=== What is required ===
Repeat the material below exactly, line for line.
───── Source excerpt ─────
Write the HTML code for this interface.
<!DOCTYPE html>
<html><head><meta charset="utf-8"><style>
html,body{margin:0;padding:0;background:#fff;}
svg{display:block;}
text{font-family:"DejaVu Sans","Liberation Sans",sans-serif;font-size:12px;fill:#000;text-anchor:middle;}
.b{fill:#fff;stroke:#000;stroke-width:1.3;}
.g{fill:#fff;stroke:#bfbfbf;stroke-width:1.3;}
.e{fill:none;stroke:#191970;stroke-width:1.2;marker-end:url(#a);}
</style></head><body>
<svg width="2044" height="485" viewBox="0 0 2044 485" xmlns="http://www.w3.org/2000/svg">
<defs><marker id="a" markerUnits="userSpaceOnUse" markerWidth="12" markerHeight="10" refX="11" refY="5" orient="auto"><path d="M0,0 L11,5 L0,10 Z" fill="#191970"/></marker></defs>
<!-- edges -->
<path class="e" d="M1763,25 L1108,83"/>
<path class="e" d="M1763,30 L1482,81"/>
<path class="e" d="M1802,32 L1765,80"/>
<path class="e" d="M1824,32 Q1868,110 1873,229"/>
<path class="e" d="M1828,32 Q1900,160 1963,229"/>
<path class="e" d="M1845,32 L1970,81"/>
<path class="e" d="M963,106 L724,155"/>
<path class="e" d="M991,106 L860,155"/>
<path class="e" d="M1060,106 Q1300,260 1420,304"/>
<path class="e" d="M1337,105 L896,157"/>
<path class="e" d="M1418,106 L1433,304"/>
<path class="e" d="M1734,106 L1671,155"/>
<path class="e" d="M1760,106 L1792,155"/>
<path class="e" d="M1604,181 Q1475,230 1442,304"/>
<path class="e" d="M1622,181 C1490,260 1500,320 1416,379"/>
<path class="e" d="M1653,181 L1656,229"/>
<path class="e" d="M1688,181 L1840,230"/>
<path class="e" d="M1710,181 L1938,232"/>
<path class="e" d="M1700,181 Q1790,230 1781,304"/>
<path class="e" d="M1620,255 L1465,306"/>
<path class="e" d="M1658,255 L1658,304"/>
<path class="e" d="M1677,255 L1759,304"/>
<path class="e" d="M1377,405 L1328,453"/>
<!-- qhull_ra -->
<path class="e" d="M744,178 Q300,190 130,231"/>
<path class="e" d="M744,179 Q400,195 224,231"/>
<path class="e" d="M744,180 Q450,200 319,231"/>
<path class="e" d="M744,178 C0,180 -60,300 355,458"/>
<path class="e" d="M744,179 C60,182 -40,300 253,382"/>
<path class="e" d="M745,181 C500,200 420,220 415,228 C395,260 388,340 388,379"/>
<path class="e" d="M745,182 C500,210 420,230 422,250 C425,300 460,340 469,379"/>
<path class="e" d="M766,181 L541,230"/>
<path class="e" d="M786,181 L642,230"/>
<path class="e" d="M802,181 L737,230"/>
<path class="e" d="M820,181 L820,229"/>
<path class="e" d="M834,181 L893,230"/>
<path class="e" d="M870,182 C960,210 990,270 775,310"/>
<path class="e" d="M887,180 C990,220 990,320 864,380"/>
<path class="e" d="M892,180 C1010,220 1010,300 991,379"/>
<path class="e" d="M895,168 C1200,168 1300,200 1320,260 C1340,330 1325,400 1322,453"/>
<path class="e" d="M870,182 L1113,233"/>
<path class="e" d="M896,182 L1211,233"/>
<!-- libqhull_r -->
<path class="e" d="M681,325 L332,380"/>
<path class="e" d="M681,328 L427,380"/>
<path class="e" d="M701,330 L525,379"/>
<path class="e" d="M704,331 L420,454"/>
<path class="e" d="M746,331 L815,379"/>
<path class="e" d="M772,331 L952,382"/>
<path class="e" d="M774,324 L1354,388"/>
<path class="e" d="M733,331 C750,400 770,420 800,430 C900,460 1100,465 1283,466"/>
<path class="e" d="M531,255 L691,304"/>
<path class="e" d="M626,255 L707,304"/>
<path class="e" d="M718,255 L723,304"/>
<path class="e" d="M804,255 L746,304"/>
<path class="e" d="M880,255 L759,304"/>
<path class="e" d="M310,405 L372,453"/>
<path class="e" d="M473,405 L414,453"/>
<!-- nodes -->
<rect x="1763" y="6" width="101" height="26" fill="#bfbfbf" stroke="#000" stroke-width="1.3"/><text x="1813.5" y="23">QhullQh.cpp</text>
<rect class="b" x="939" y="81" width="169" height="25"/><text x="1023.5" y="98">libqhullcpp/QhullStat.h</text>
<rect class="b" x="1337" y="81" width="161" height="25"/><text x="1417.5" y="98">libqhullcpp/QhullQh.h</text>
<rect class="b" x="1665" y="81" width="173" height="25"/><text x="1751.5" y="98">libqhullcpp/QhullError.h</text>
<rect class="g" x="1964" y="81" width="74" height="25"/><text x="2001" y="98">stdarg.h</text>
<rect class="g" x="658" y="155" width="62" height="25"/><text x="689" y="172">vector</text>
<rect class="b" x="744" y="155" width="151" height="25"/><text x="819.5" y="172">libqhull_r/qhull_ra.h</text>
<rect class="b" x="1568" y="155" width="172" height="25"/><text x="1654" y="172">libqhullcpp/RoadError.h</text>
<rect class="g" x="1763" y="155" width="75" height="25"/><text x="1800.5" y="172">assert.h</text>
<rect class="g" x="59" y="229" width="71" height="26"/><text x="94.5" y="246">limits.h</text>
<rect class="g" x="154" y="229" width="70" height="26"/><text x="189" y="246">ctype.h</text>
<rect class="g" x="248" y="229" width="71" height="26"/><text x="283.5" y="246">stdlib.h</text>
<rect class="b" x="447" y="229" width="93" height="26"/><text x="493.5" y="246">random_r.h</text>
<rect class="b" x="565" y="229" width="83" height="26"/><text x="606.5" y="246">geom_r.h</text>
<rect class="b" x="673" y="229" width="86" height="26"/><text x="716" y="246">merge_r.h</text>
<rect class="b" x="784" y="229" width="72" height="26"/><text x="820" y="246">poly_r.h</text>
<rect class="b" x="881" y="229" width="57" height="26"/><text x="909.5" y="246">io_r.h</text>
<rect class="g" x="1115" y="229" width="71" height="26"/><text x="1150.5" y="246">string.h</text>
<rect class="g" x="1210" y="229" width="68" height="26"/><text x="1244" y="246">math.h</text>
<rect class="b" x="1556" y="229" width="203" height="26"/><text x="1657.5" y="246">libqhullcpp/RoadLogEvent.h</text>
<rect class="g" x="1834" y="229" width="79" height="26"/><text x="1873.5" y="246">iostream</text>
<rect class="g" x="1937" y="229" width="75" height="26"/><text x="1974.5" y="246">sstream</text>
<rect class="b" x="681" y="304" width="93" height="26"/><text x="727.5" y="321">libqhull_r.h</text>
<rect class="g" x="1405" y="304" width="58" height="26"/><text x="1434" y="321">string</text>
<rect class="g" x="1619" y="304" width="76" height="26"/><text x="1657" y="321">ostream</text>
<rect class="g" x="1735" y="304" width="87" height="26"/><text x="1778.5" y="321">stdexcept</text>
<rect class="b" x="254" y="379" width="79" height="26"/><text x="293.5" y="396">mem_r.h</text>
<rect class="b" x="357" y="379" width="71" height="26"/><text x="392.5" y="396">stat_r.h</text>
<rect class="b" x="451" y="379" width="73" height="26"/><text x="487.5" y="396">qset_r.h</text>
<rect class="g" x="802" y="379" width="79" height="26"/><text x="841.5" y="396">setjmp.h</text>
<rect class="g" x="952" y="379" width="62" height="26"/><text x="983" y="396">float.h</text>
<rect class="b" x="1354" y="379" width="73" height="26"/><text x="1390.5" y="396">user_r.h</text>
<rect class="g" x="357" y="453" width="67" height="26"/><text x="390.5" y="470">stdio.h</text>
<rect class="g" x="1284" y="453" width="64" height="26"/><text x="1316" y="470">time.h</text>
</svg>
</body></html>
─────
=== Exercise response ===
Write the HTML code for this interface.
<!DOCTYPE html>
<html><head><meta charset="utf-8"><style>
html,body{margin:0;padding:0;background:#fff;}
svg{display:block;}
text{font-family:"DejaVu Sans","Liberation Sans",sans-serif;font-size:12px;fill:#000;text-anchor:middle;}
.b{fill:#fff;stroke:#000;stroke-width:1.3;}
.g{fill:#fff;stroke:#bfbfbf;stroke-width:1.3;}
.e{fill:none;stroke:#191970;stroke-width:1.2;marker-end:url(#a);}
</style></head><body>
<svg width="2044" height="485" viewBox="0 0 2044 485" xmlns="http://www.w3.org/2000/svg">
<defs><marker id="a" markerUnits="userSpaceOnUse" markerWidth="12" markerHeight="10" refX="11" refY="5" orient="auto"><path d="M0,0 L11,5 L0,10 Z" fill="#191970"/></marker></defs>
<!-- edges -->
<path class="e" d="M1763,25 L1108,83"/>
<path class="e" d="M1763,30 L1482,81"/>
<path class="e" d="M1802,32 L1765,80"/>
<path class="e" d="M1824,32 Q1868,110 1873,229"/>
<path class="e" d="M1828,32 Q1900,160 1963,229"/>
<path class="e" d="M1845,32 L1970,81"/>
<path class="e" d="M963,106 L724,155"/>
<path class="e" d="M991,106 L860,155"/>
<path class="e" d="M1060,106 Q1300,260 1420,304"/>
<path class="e" d="M1337,105 L896,157"/>
<path class="e" d="M1418,106 L1433,304"/>
<path class="e" d="M1734,106 L1671,155"/>
<path class="e" d="M1760,106 L1792,155"/>
<path class="e" d="M1604,181 Q1475,230 1442,304"/>
<path class="e" d="M1622,181 C1490,260 1500,320 1416,379"/>
<path class="e" d="M1653,181 L1656,229"/>
<path class="e" d="M1688,181 L1840,230"/>
<path class="e" d="M1710,181 L1938,232"/>
<path class="e" d="M1700,181 Q1790,230 1781,304"/>
<path class="e" d="M1620,255 L1465,306"/>
<path class="e" d="M1658,255 L1658,304"/>
<path class="e" d="M1677,255 L1759,304"/>
<path class="e" d="M1377,405 L1328,453"/>
<!-- qhull_ra -->
<path class="e" d="M744,178 Q300,190 130,231"/>
<path class="e" d="M744,179 Q400,195 224,231"/>
<path class="e" d="M744,180 Q450,200 319,231"/>
<path class="e" d="M744,178 C0,180 -60,300 355,458"/>
<path class="e" d="M744,179 C60,182 -40,300 253,382"/>
<path class="e" d="M745,181 C500,200 420,220 415,228 C395,260 388,340 388,379"/>
<path class="e" d="M745,182 C500,210 420,230 422,250 C425,300 460,340 469,379"/>
<path class="e" d="M766,181 L541,230"/>
<path class="e" d="M786,181 L642,230"/>
<path class="e" d="M802,181 L737,230"/>
<path class="e" d="M820,181 L820,229"/>
<path class="e" d="M834,181 L893,230"/>
<path class="e" d="M870,182 C960,210 990,270 775,310"/>
<path class="e" d="M887,180 C990,220 990,320 864,380"/>
<path class="e" d="M892,180 C1010,220 1010,300 991,379"/>
<path class="e" d="M895,168 C1200,168 1300,200 1320,260 C1340,330 1325,400 1322,453"/>
<path class="e" d="M870,182 L1113,233"/>
<path class="e" d="M896,182 L1211,233"/>
<!-- libqhull_r -->
<path class="e" d="M681,325 L332,380"/>
<path class="e" d="M681,328 L427,380"/>
<path class="e" d="M701,330 L525,379"/>
<path class="e" d="M704,331 L420,454"/>
<path class="e" d="M746,331 L815,379"/>
<path class="e" d="M772,331 L952,382"/>
<path class="e" d="M774,324 L1354,388"/>
<path class="e" d="M733,331 C750,400 770,420 800,430 C900,460 1100,465 1283,466"/>
<path class="e" d="M531,255 L691,304"/>
<path class="e" d="M626,255 L707,304"/>
<path class="e" d="M718,255 L723,304"/>
<path class="e" d="M804,255 L746,304"/>
<path class="e" d="M880,255 L759,304"/>
<path class="e" d="M310,405 L372,453"/>
<path class="e" d="M473,405 L414,453"/>
<!-- nodes -->
<rect x="1763" y="6" width="101" height="26" fill="#bfbfbf" stroke="#000" stroke-width="1.3"/><text x="1813.5" y="23">QhullQh.cpp</text>
<rect class="b" x="939" y="81" width="169" height="25"/><text x="1023.5" y="98">libqhullcpp/QhullStat.h</text>
<rect class="b" x="1337" y="81" width="161" height="25"/><text x="1417.5" y="98">libqhullcpp/QhullQh.h</text>
<rect class="b" x="1665" y="81" width="173" height="25"/><text x="1751.5" y="98">libqhullcpp/QhullError.h</text>
<rect class="g" x="1964" y="81" width="74" height="25"/><text x="2001" y="98">stdarg.h</text>
<rect class="g" x="658" y="155" width="62" height="25"/><text x="689" y="172">vector</text>
<rect class="b" x="744" y="155" width="151" height="25"/><text x="819.5" y="172">libqhull_r/qhull_ra.h</text>
<rect class="b" x="1568" y="155" width="172" height="25"/><text x="1654" y="172">libqhullcpp/RoadError.h</text>
<rect class="g" x="1763" y="155" width="75" height="25"/><text x="1800.5" y="172">assert.h</text>
<rect class="g" x="59" y="229" width="71" height="26"/><text x="94.5" y="246">limits.h</text>
<rect class="g" x="154" y="229" width="70" height="26"/><text x="189" y="246">ctype.h</text>
<rect class="g" x="248" y="229" width="71" height="26"/><text x="283.5" y="246">stdlib.h</text>
<rect class="b" x="447" y="229" width="93" height="26"/><text x="493.5" y="246">random_r.h</text>
<rect class="b" x="565" y="229" width="83" height="26"/><text x="606.5" y="246">geom_r.h</text>
<rect class="b" x="673" y="229" width="86" height="26"/><text x="716" y="246">merge_r.h</text>
<rect class="b" x="784" y="229" width="72" height="26"/><text x="820" y="246">poly_r.h</text>
<rect class="b" x="881" y="229" width="57" height="26"/><text x="909.5" y="246">io_r.h</text>
<rect class="g" x="1115" y="229" width="71" height="26"/><text x="1150.5" y="246">string.h</text>
<rect class="g" x="1210" y="229" width="68" height="26"/><text x="1244" y="246">math.h</text>
<rect class="b" x="1556" y="229" width="203" height="26"/><text x="1657.5" y="246">libqhullcpp/RoadLogEvent.h</text>
<rect class="g" x="1834" y="229" width="79" height="26"/><text x="1873.5" y="246">iostream</text>
<rect class="g" x="1937" y="229" width="75" height="26"/><text x="1974.5" y="246">sstream</text>
<rect class="b" x="681" y="304" width="93" height="26"/><text x="727.5" y="321">libqhull_r.h</text>
<rect class="g" x="1405" y="304" width="58" height="26"/><text x="1434" y="321">string</text>
<rect class="g" x="1619" y="304" width="76" height="26"/><text x="1657" y="321">ostream</text>
<rect class="g" x="1735" y="304" width="87" height="26"/><text x="1778.5" y="321">stdexcept</text>
<rect class="b" x="254" y="379" width="79" height="26"/><text x="293.5" y="396">mem_r.h</text>
<rect class="b" x="357" y="379" width="71" height="26"/><text x="392.5" y="396">stat_r.h</text>
<rect class="b" x="451" y="379" width="73" height="26"/><text x="487.5" y="396">qset_r.h</text>
<rect class="g" x="802" y="379" width="79" height="26"/><text x="841.5" y="396">setjmp.h</text>
<rect class="g" x="952" y="379" width="62" height="26"/><text x="983" y="396">float.h</text>
<rect class="b" x="1354" y="379" width="73" height="26"/><text x="1390.5" y="396">user_r.h</text>
<rect class="g" x="357" y="453" width="67" height="26"/><text x="390.5" y="470">stdio.h</text>
<rect class="g" x="1284" y="453" width="64" height="26"/><text x="1316" y="470">time.h</text>
</svg>
</body></html>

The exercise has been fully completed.